Similarly, some mappings required special attention. For example, mappings for which there is a higher level of uncertainty (“ill” could refer to many different conditions), or ones that are not worth retaining (“patient wears only pink clothes”). Therefore, this Usagi extension also includes ‘flag’ and ‘ignore’ buttons to highlight those cases, respectively.
Since the user provides the tool with the initial source file, an older version of USAGI can be used if the above cases apply to your data. There is also the option to load older versions of USAGI-export files into the latest version of USAGI; however, not all the fields shown above will be filled, and the user will have to enter them manually.
"A common question is if Usagi can be used as a general vocabulary mapping tool. The application was designed to be used with the OMOP CDM vocabularies, which contains over a hundred source terminologies (Athena Standardised vocabularies) like SNOMED, ICD, LOINC, and RxNORM. However, a user can theoretically index any vocabulary of interest, as long as it is provided in the OMOP format" - Maxim Moinat (Data Engineer, The Hyve).

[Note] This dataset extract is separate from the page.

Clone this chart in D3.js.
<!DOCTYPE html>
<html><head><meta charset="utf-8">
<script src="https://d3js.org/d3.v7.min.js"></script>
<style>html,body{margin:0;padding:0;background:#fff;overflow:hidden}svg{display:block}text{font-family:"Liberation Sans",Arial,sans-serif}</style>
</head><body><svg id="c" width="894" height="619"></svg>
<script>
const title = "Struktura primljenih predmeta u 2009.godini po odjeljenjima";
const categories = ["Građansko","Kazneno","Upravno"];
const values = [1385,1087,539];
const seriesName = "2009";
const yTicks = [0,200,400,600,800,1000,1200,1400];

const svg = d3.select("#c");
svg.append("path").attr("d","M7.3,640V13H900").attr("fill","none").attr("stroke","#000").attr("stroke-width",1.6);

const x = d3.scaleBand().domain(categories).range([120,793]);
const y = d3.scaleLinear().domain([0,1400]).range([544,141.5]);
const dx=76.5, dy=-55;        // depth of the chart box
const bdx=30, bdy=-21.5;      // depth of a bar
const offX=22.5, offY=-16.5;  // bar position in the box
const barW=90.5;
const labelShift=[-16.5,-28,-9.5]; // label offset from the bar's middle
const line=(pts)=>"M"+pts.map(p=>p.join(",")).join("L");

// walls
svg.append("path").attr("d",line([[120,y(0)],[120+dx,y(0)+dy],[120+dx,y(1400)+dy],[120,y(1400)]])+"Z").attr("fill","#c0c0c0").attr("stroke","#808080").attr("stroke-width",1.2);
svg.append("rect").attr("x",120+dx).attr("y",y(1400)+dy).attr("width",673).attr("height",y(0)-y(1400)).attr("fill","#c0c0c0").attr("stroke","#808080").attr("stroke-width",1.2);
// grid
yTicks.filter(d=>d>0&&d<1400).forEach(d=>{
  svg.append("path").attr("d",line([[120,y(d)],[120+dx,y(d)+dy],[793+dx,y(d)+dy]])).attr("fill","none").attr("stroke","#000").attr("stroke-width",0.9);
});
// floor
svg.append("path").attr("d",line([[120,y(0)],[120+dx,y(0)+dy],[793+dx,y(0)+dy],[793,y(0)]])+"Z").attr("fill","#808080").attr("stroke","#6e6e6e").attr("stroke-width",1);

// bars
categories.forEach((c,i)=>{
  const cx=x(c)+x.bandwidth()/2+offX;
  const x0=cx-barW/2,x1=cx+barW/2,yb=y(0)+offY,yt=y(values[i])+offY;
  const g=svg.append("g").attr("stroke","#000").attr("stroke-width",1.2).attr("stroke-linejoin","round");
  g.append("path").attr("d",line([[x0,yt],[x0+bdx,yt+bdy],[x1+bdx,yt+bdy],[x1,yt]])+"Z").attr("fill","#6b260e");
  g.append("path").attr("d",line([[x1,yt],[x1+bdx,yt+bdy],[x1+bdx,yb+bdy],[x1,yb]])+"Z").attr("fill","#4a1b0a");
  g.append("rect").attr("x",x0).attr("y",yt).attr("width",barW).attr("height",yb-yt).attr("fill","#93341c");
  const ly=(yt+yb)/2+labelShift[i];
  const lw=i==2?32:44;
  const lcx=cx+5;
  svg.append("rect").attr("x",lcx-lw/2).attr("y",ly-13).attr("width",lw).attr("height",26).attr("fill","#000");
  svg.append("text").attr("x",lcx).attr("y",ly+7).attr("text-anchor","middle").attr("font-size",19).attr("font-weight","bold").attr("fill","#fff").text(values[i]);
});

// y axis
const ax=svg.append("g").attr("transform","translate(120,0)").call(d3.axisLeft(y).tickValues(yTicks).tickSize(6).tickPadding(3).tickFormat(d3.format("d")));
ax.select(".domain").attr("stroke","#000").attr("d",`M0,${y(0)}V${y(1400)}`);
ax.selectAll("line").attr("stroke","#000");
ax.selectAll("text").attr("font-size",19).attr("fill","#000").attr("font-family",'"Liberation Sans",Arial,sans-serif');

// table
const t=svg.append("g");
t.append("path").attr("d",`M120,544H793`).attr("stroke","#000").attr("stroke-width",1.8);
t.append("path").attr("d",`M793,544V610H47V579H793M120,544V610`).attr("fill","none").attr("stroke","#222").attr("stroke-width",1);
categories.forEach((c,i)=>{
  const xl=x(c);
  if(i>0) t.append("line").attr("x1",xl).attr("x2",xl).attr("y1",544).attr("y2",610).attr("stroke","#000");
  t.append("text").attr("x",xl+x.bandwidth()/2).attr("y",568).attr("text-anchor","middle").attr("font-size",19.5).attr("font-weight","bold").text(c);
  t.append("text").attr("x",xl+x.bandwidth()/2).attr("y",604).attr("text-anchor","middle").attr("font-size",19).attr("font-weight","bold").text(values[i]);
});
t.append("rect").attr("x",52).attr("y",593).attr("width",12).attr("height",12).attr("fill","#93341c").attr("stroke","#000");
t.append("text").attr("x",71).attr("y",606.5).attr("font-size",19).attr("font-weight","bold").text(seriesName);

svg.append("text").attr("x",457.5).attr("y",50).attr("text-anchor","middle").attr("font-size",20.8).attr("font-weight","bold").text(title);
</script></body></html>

All additions turned out to be useful, making the concept mapping process more collaborative between The Hyve and UCL, resulting in higher levels of completeness and confidence in the mappings. You can always find the latest version of the tool on its GitHub page!
Data Quality Dashboard (DQD)
Following the general workflow, we can perform the ETL once the preparation step is complete. Once the ETL is achieved, we need to perform a quality assessment to ensure that the data are ready for subsequent analysis, for example, an epidemiological study.
The OHDSI toolset has a tool for this purpose: the Data Quality Dashboard (DQD). It includes a set of distinctive quality checks, organized and harmonized to be comparable between different data sets. It follows the work of M.G. Kahn et al. (2016), where they define three categories of data quality: conformance, completeness, and plausibility. It is important to note that these individual tests are run at the data owners' side, thus maintaining their privacy.
The DQD is an R package that runs more than 3.000 individual quality checks on the OMOPed data. These checks may pass or fail depending on a predefined threshold percentage of the number of rows that satisfy one specific condition for each check. For example, the DQD checks whether a person's year of birth is always after 1850. The DQD runs these tests from the OMOPed database on the data owner's side. Then, it returns a summary of the results in a JSON (JavaScript Object Notation) format file that can be shared among the conversion team members. The DQD summary results can be used to check for major issues in the source data, for example, if compulsory OMOP CDM fields are left empty. It can also check the transformation itself and highlight areas that might need improvement (for example, lack of coverage of certain domains).
In practice, we run the ETL several times to improve the mapping quality. We also run the DQD after each ETL iteration. We can visualize the performance difference between iterations in the - newly added - graph below. In the video below, most of the checks pass (blue dots). Compared to the previous ETL run, most checks remain similar (see dashed line), and a few have improved.